One youngster The Enforcer took particular notice of was Jason Ryan, Dennis’s nephew, who arrived in Richmond at the age of thirteen. ‘I picked him as a coward straight away, and I told Dennis to get rid of him, but he wouldn’t listen. He’d done something and I went to belt him and he pulled a knife on me. At thirteen. I was going to break his arm, and I should have done. He went off crying to his uncle.’
Champion footballer Fred Cook, who has blamed Dennis for introducing him to the drugs which led to several court appearances over the years, was someone The Enforcer remembers with little affection—’He was good with words, but he was a user.’
The night before his wedding Cook arrived at Richmond to explain to Dennis and The Enforcer that, despite their friendship, he couldn’t invite them to the ceremony because the media would be there, and he couldn’t afford to be seen associating with them. ‘It didn’t stop him asking for some speed though,’ recalls The Enforcer.
He wanted two grams for $100, so I went and got it and gave it to him and said: ‘This is a wedding present from Dennis and me.’ Dennis’s eyes popped out of his head, because we were both flat broke at this time. But he didn’t know what speed it was. About three months earlier we’d got this stuff and it was mostly E
psom Salts—we spent the entire night fighting each other for the shithouse. I gave Fred four grams of this stuff. He told us later it ruined his wedding and his honeymoon.

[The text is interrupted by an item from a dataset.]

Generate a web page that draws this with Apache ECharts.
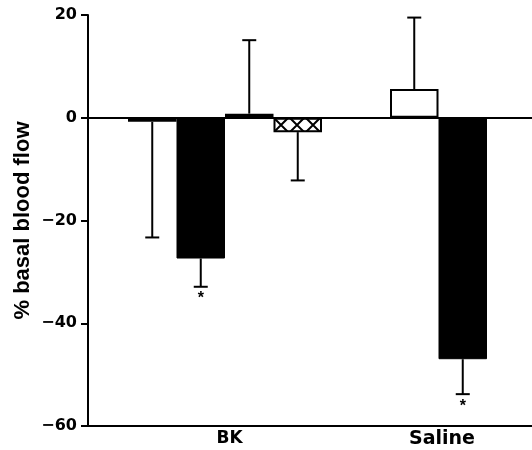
<!DOCTYPE html>
<html>
<head>
<meta charset="utf-8">
<script src="https://cdn.jsdelivr.net/npm/echarts@6/dist/echarts.min.js"></script>
<style>
  html, body { margin: 0; padding: 0; background: #fff; }
  #chart { width: 532px; height: 450px; }
</style>
</head>
<body>
<div id="chart"></div>
<script>
// group labels on the x axis
const groups = ['BK', 'Saline'];
// BK group: open, filled, open, cross-hatched
const bkValues = [-0.8, -27.4, 0.8, -2.8];
const bkSem = [22.5, 5.5, 14.3, 9.4];
const bkSig = [false, true, false, false];
// Saline group: open, filled
const salineValues = [5.6, -47.0];
const salineSem = [13.9, 6.8];
const salineSig = [false, true];
// y axis ticks
const yTicks = [-60, -40, -20, 0, 20];

const FONT = '"Liberation Sans", Arial, sans-serif';
const WIDE = '"DejaVu Sans", sans-serif';
const BAR_W = 48.5;

// cross-hatch tile
const makeHatch = () => {
    const c = document.createElement('canvas');
    c.width = 16;
    c.height = 16;
    const ctx = c.getContext('2d');
    ctx.fillStyle = '#fff';
    ctx.fillRect(0, 0, 16, 16);
    ctx.strokeStyle = '#000';
    ctx.lineWidth = 2;
    // crossing point near (9, 13), lines wrapped across the tile
    for (let k = -1; k <= 1; k++) {
        const oy = k * 16;
        ctx.beginPath();
        ctx.moveTo(-8, 13 - 17 + oy);
        ctx.lineTo(24, 13 + 15 + oy);
        ctx.moveTo(-8, 13 + 17 + oy);
        ctx.lineTo(24, 13 - 15 + oy);
        ctx.stroke();
    }
    return c;
};

const openStyle = { color: '#fff', borderColor: '#000', borderWidth: 2 };
const filledStyle = { color: '#000', borderColor: '#000', borderWidth: 1 };
const hatchStyle = { color: { image: makeHatch(), repeat: 'repeat' }, borderColor: '#000', borderWidth: 2 };

const bkStyles = [openStyle, filledStyle, openStyle, hatchStyle];
const salineStyles = [openStyle, filledStyle];

const zeroLine = {
    silent: true,
    symbol: ['none', 'none'],
    label: { show: false },
    lineStyle: { color: '#000', width: 2, type: 'solid' },
    data: [{ yAxis: 0 }],
};

const barSeries = (gridIdx, values, styles) =>
    values.map((v, i) => ({
        name: groups[gridIdx] + ' ' + (i + 1),
        type: 'bar',
        xAxisIndex: gridIdx,
        yAxisIndex: gridIdx,
        barWidth: BAR_W,
        barGap: '0%',
        itemStyle: styles[i],
        data: [v],
        markLine: i === 0 ? zeroLine : undefined,
    }));

// one-sided error bars, drawn away from zero, with a star where significant
const errorSeries = (gridIdx, values, sem, sig) => ({
    type: 'custom',
    xAxisIndex: gridIdx,
    yAxisIndex: gridIdx,
    z: 5,
    silent: true,
    data: values.map((v, i) => [0, v, sem[i], i, sig[i] ? 1 : 0]),
    renderItem: (params, api) => {
        const n = values.length;
        const v = api.value(1);
        const s = api.value(2);
        const slot = api.value(3);
        const dir = v >= 0 ? 1 : -1;
        const start = api.coord([0, v]);
        const end = api.coord([0, v + dir * s]);
        const x = start[0] + (slot - (n - 1) / 2) * BAR_W;
        const line = { stroke: '#000', lineWidth: 2 };
        const children = [
            { type: 'line', shape: { x1: x, y1: start[1], x2: x, y2: end[1] }, style: line },
            { type: 'line', shape: { x1: x - 7, y1: end[1], x2: x + 7, y2: end[1] }, style: line },
        ];
        if (api.value(4)) {
            children.push({
                type: 'text',
                style: { text: '*', x: x, y: end[1] + 4, align: 'center', verticalAlign: 'top', font: 'bold 16px ' + FONT, fill: '#000' },
            });
        }
        return { type: 'group', children: children };
    },
});

// BK and Saline labels are printed at different widths in the original
const xLabelSize = [17, 19];
const xLabelPad = [[0, 0, 0, 9], [0, 0, 0, 7]];

const xAxisFor = (gridIdx) => ({
    type: 'category',
    gridIndex: gridIdx,
    data: [groups[gridIdx]],
    position: 'bottom',
    axisLine: { onZero: false, lineStyle: { color: '#000', width: 2 } },
    axisTick: { show: false },
    axisLabel: {
        color: '#000', fontFamily: WIDE, fontWeight: 'bold',
        fontSize: xLabelSize[gridIdx], margin: 4, padding: xLabelPad[gridIdx],
    },
    splitLine: { show: false },
});

const yAxisFor = (gridIdx) => ({
    type: 'value',
    gridIndex: gridIdx,
    min: yTicks[0],
    max: yTicks[yTicks.length - 1],
    interval: 20,
    show: gridIdx === 0,
    name: gridIdx === 0 ? '% basal blood flow' : '',
    nameLocation: 'middle',
    nameGap: 54,
    nameMoveOverlap: false,
    nameTextStyle: { color: '#000', fontFamily: FONT, fontWeight: 'bold', fontSize: 22 },
    axisLine: { show: true, lineStyle: { color: '#000', width: 2 } },
    axisTick: { show: true, length: 7, lineStyle: { color: '#000', width: 2 } },
    axisLabel: {
        color: '#000', fontFamily: WIDE, fontWeight: 'bold', fontSize: 16, margin: 11,
        formatter: (val) => String(val).replace('-', '\u2212'),
    },
    splitLine: { show: false },
});

const chart = echarts.init(document.getElementById('chart'));
chart.setOption({
    animation: false,
    backgroundColor: '#fff',
    grid: [
        { left: 88, top: 15, width: 274, bottom: 24 },
        { left: 345, top: 15, right: 0, bottom: 24 },
    ],
    xAxis: [xAxisFor(0), xAxisFor(1)],
    yAxis: [yAxisFor(0), yAxisFor(1)],
    series: [
        ...barSeries(0, bkValues, bkStyles),
        ...barSeries(1, salineValues, salineStyles),
        errorSeries(0, bkValues, bkSem, bkSig),
        errorSeries(1, salineValues, salineSem, salineSig),
    ],
});
</script>
</body>
</html>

There was another time when Dennis OD’d and the intensive care ambulance came. Fred was there and I gave him $1000 to pay them not to say anything about what had happened. When he came back in from seeing them off I asked if he’d given them the money. He said: ‘No, I gave them something more valuable, I gave them my autograph.’ But he did do the right thing and give us back the $1000. That was Fred Cook.
* * *
I. Dennis married Sissy (Heather Hill) while he was in Pentridge gaol in 1981 (see below). She was originally charged with attempted murder, but the offence was later reduced to one of grievous bodily harm. Despite alleged admissions she made, Sissy was found not guilty when the victim failed to testify against her.
II. The name of this notorious Melbourne detective, gaoled on corruption charges, has been omitted for legal reasons.

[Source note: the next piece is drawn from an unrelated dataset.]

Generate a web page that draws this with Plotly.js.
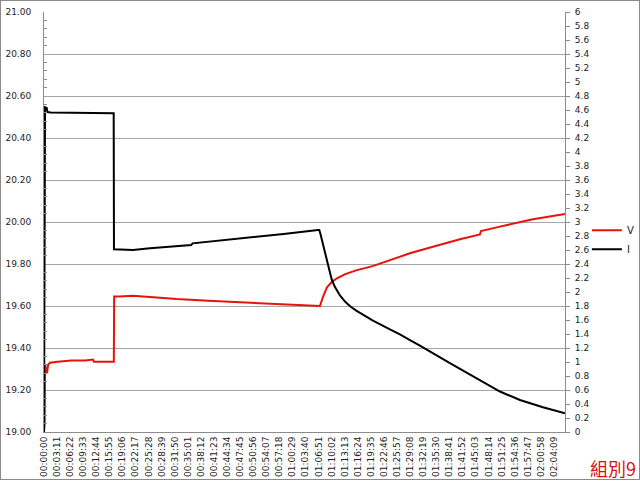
<!DOCTYPE html>
<html>
<head>
<meta charset="utf-8">
<script src="https://cdn.plot.ly/plotly-3.0.1.min.js"></script>
<style>
html,body{margin:0;padding:0;background:#fff;}
#wrap{position:relative;width:640px;height:481px;}
#chart{width:640px;height:481px;}
#frame{position:absolute;left:0;top:0;width:638px;height:478px;border:1px solid #8a8a8a;pointer-events:none;}
</style>
</head>
<body>
<div id="wrap"><div id="chart"></div><div id="frame"></div></div>
<script>
// Time labels on the category axis (one every 191 s)
const timeLabels = ["00:00:00","00:03:11","00:06:22","00:09:33","00:12:44","00:15:55","00:19:06","00:22:17","00:25:28","00:28:39","00:31:50","00:35:01","00:38:12","00:41:23","00:44:34","00:47:45","00:50:56","00:54:07","00:57:18","01:00:29","01:03:40","01:06:51","01:10:02","01:13:13","01:16:24","01:19:35","01:22:46","01:25:57","01:29:08","01:32:19","01:35:30","01:38:41","01:41:52","01:45:03","01:48:14","01:51:25","01:54:36","01:57:47","02:00:58","02:04:09"];
const labelStepSec = 191;

// Voltage series V (seconds, volts)
const vTime = [0,10,15,30,44,60,88,200,400,600,716,730,900,1008,1020,1025,1100,1300,1548,1938,2400,2906,3400,3885,4002,4031,4075,4104,4133,4206,4279,4400,4571,4800,5053,5199,5345,5681,6075,6368,6382,6660,7142,7609];
const vVals = [19.00,19.04,19.32,19.30,19.28,19.32,19.33,19.335,19.34,19.34,19.345,19.335,19.335,19.335,19.335,19.645,19.645,19.649,19.642,19.633,19.625,19.617,19.609,19.601,19.598,19.600,19.644,19.672,19.689,19.715,19.732,19.752,19.771,19.790,19.819,19.835,19.851,19.882,19.918,19.941,19.957,19.978,20.013,20.038];

// Current series I (seconds, amps)
const iTime = [0,5,15,40,50,100,300,600,1008,1018,1022,1300,1548,2150,2170,2906,3500,4002,4021,4040,4060,4080,4104,4140,4170,4202,4250,4323,4400,4480,4567,4700,4805,5053,5199,5345,5491,5929,6368,6660,6952,7288,7609];
const iVals = [0,4.62,4.64,4.63,4.57,4.565,4.56,4.557,4.553,4.552,2.61,2.60,2.624,2.67,2.695,2.767,2.83,2.886,2.886,2.82,2.743,2.65,2.557,2.42,2.29,2.18,2.07,1.95,1.86,1.79,1.73,1.645,1.59,1.465,1.396,1.314,1.235,0.985,0.743,0.578,0.457,0.353,0.267];

const seriesNames = ["V","I"];
const cornerText = "組別9";

const tickVals = timeLabels.map((_, k) => k * labelStepSec);
const font = {family: "DejaVu Sans, Verdana, sans-serif", size: 9, color: "#222"};

const data = [
  {x: vTime, y: vVals, name: seriesNames[0], type: "scatter", mode: "lines",
   line: {color: "#e8120c", width: 2}, yaxis: "y"},
  {x: iTime, y: iVals, name: seriesNames[1], type: "scatter", mode: "lines",
   line: {color: "#000000", width: 2}, yaxis: "y2"}
];

const layout = {
  width: 640, height: 481,
  margin: {l: 44, r: 75, t: 12, b: 49, pad: 0, autoexpand: false},
  paper_bgcolor: "#ffffff", plot_bgcolor: "#ffffff",
  font: font,
  showlegend: true,
  legend: {x: 1.042, y: 0.458, xanchor: "left", yanchor: "middle",
           font: {family: font.family, size: 10, color: "#222"},
           bgcolor: "rgba(0,0,0,0)", tracegroupgap: 0, itemwidth: 30},
  xaxis: {type: "linear", range: [0, 7610], tickmode: "array",
          tickvals: tickVals, ticktext: timeLabels, tickangle: -90,
          showgrid: false, zeroline: false, showline: true,
          linecolor: "#8c8c8c", linewidth: 1, ticks: "", tickfont: font},
  yaxis: {range: [19, 21], dtick: 0.2, tick0: 19, tickformat: ".2f",
          showgrid: true, gridcolor: "#a6a6a6", gridwidth: 1,
          zeroline: false, showline: true, linecolor: "#8c8c8c", linewidth: 1,
          ticks: "", tickfont: font, ticklabelstandoff: 10,
          minor: {dtick: 0.04, tick0: 19, ticks: "inside", ticklen: 3,
                  tickcolor: "#8c8c8c", showgrid: false}},
  yaxis2: {range: [0, 6], dtick: 0.2, tick0: 0, overlaying: "y", side: "right",
           showgrid: false, zeroline: false, showline: true,
           linecolor: "#8c8c8c", linewidth: 1, ticks: "outside", ticklen: 4,
           tickcolor: "#8c8c8c", tickfont: font, ticklabelstandoff: 3},
  annotations: [{text: cornerText, xref: "paper", yref: "paper",
                 x: 1.045, y: -0.085, xanchor: "left", yanchor: "middle",
                 showarrow: false,
                 font: {family: "Noto Sans CJK TC, serif", size: 18, color: "#d81010"}}]
};

Plotly.newPlot("chart", data, layout, {staticPlot: true, displayModeBar: false});
</script>
</body>
</html>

III. Dennis painted a black satin sheet with a white skull and cross bones, and flew it outside 49 Cubitt Street.
CHAPTER SEVEN
Charnel House
‘GET OUT OF THAT fucking bed, cunt. I’ve just blown that fucking arsehole’s head off. Get in there and clean up.’

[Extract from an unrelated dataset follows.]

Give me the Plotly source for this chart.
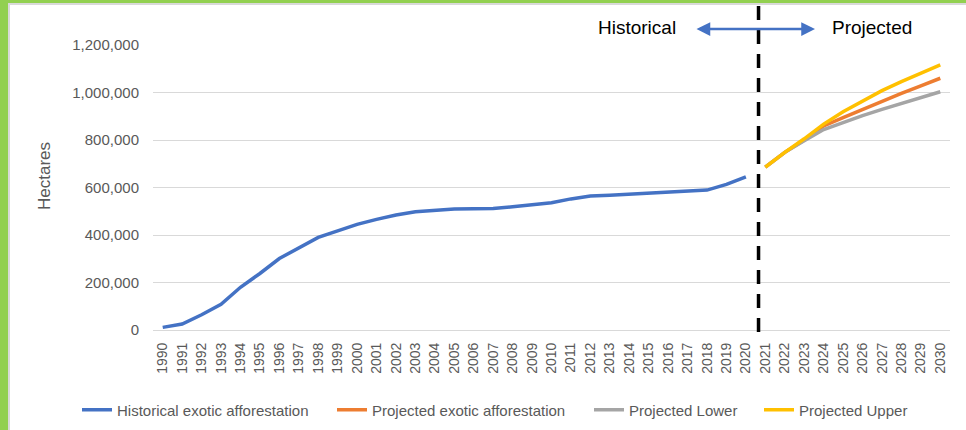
import plotly.graph_objects as go

# ---- data -------------------------------------------------------------
hist_years = list(range(1990, 2021))
hist_area = [
    11000, 25000, 64000, 108000, 180000, 238000, 301000, 346000, 390000, 417000,
    445000, 466000, 484000, 498000, 505000, 510000, 511000, 512000, 519000, 527000,
    536000, 552000, 564000, 567000, 571000, 574000, 578000, 582000, 589000, 613000,
    645000,
]

proj_years = list(range(2021, 2031))
proj_mid = [686000, 748000, 800000, 859000, 894000, 929000, 964000, 996000, 1028000, 1060000]
proj_lower = [686000, 748000, 797000, 844000, 873000, 903000, 929000, 954000, 978000, 1003000]
proj_upper = [686000, 748000, 805000, 867000, 919000, 965000, 1008000, 1046000, 1081000, 1116000]

all_years = list(range(1990, 2031))
split_year = 2020.65

# ---- layout geometry (pixels) -----------------------------------------
W, H = 966, 430
L, R, T, B = 153, 16, 45, 100


def px_x(x):
    return (x - L) / (W - L - R)


def px_y(y):
    return (H - B - y) / (H - T - B)


BLUE = "#4472C4"
ORANGE = "#ED7D31"
GRAY = "#A5A5A5"
GOLD = "#FFC000"
TXT = "#595959"
GRID = "#D9D9D9"
FONT = "Liberation Sans, Arial, sans-serif"

fig = go.Figure()
# (name, x, y, colour, legend id, left edge of legend text in px)
series = [
    ("Historical exotic afforestation", hist_years, hist_area, BLUE, "legend", 117),
    ("Projected exotic afforestation", proj_years, proj_mid, ORANGE, "legend2", 372),
    ("Projected Lower", proj_years, proj_lower, GRAY, "legend3", 629),
    ("Projected Upper", proj_years, proj_upper, GOLD, "legend4", 799),
]
legend_layouts = {}
for name, xs, ys, col, leg, text_left in series:
    fig.add_trace(go.Scatter(
        x=xs, y=ys, name=name, mode="lines",
        line=dict(color=col, width=3.5),
        hoverinfo="skip", legend=leg,
    ))
    legend_layouts[leg] = dict(
        orientation="h", x=px_x(text_left - 40), y=px_y(410),
        xanchor="left", yanchor="middle",
        font=dict(family=FONT, size=15, color=TXT),
        bgcolor="rgba(0,0,0,0)", itemwidth=30,
    )

shapes = [
    # outer frame strips
    dict(type="rect", xref="paper", yref="paper",
         x0=px_x(0), x1=px_x(8), y0=px_y(H), y1=px_y(0),
         fillcolor="#92D050", line=dict(width=0), layer="above"),
    dict(type="rect", xref="paper", yref="paper",
         x0=px_x(0), x1=px_x(W), y0=px_y(3), y1=px_y(0),
         fillcolor="#92D050", line=dict(width=0), layer="above"),
    dict(type="rect", xref="paper", yref="paper",
         x0=px_x(8), x1=px_x(10), y0=px_y(H), y1=px_y(3),
         fillcolor=GRID, line=dict(width=0), layer="above"),
    dict(type="rect", xref="paper", yref="paper",
         x0=px_x(8), x1=px_x(W), y0=px_y(5), y1=px_y(3),
         fillcolor=GRID, line=dict(width=0), layer="above"),
    # historical / projected divider
    dict(type="line", xref="x", yref="paper",
         x0=split_year, x1=split_year, y0=px_y(332), y1=px_y(5),
         line=dict(color="black", width=3.5, dash="14px,10px"), layer="above"),
]

annotations = [
    dict(text="Historical", xref="paper", yref="paper",
         x=px_x(637), y=px_y(27), showarrow=False,
         font=dict(family=FONT, size=19, color="black"),
         xanchor="center", yanchor="middle"),
    dict(text="Projected", xref="paper", yref="paper",
         x=px_x(871.5), y=px_y(27), showarrow=False,
         font=dict(family=FONT, size=19, color="black"),
         xanchor="center", yanchor="middle"),
    dict(text="", xref="paper", yref="paper",
         x=px_x(815), y=px_y(29), ax=-120, ay=0,
         showarrow=True, arrowside="end+start", arrowhead=2,
         arrowsize=1.1, arrowwidth=2.5, arrowcolor=BLUE),
    dict(text="Hectares", xref="paper", yref="paper",
         x=px_x(44), y=px_y(176), showarrow=False, textangle=-90,
         font=dict(family=FONT, size=17, color=TXT),
         xanchor="center", yanchor="middle"),
]

fig.update_layout(
    width=W, height=H,
    margin=dict(l=L, r=R, t=T, b=B, autoexpand=False),
    paper_bgcolor="white", plot_bgcolor="white",
    font=dict(family=FONT, color=TXT),
    showlegend=True,
    shapes=shapes,
    annotations=annotations,
    hovermode=False,
    **legend_layouts,
)

fig.update_xaxes(
    range=[1989.5, 2030.5],
    tickmode="array", tickvals=all_years, ticktext=[str(y) for y in all_years],
    tickangle=-90, tickfont=dict(family=FONT, size=14, color=TXT),
    showgrid=False, zeroline=False,
    showline=False, ticks="outside", ticklen=6, tickcolor="rgba(0,0,0,0)",
    fixedrange=True,
)
fig.update_yaxes(
    range=[0, 1200000], tickvals=[0, 200000, 400000, 600000, 800000, 1000000, 1200000],
    tickformat=",", tickfont=dict(family=FONT, size=15, color=TXT),
    showgrid=True, gridcolor=GRID, gridwidth=1.3,
    zeroline=True, zerolinecolor=GRID, zerolinewidth=1.3,
    showline=False, ticks="outside", ticklen=10, tickcolor="rgba(0,0,0,0)",
    fixedrange=True,
)

fig.write_html("out.html", config={"displayModeBar": False})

The voice coming from Kathy’s bedroom door at 35 Stephenson Street is unmistakable. It’s Dennis. He’s been days without sleep and, as always, he’s rocking backwards and forwards on his heels, his form silhouetted in the doorway by the hall light. He wears a jacket over his bib and brace overalls.
It’s two o’clock on a Sunday morning in mid-August 1984. Kathy has gone to bed about three hours earlier. A party of sorts has been going on at Dennis’s place next door since the previous afternoon. Besides Dennis, those present are his girl-friend, known as ‘Miss Jones’ for legal reasons, his thirteen-year-old nephew Jason, Wayne, the builder Dennis has employed for the last eighteen months to renovate his various properties, Wayne’s wife Sandy and the couple’s son, Dale, still in his early teens.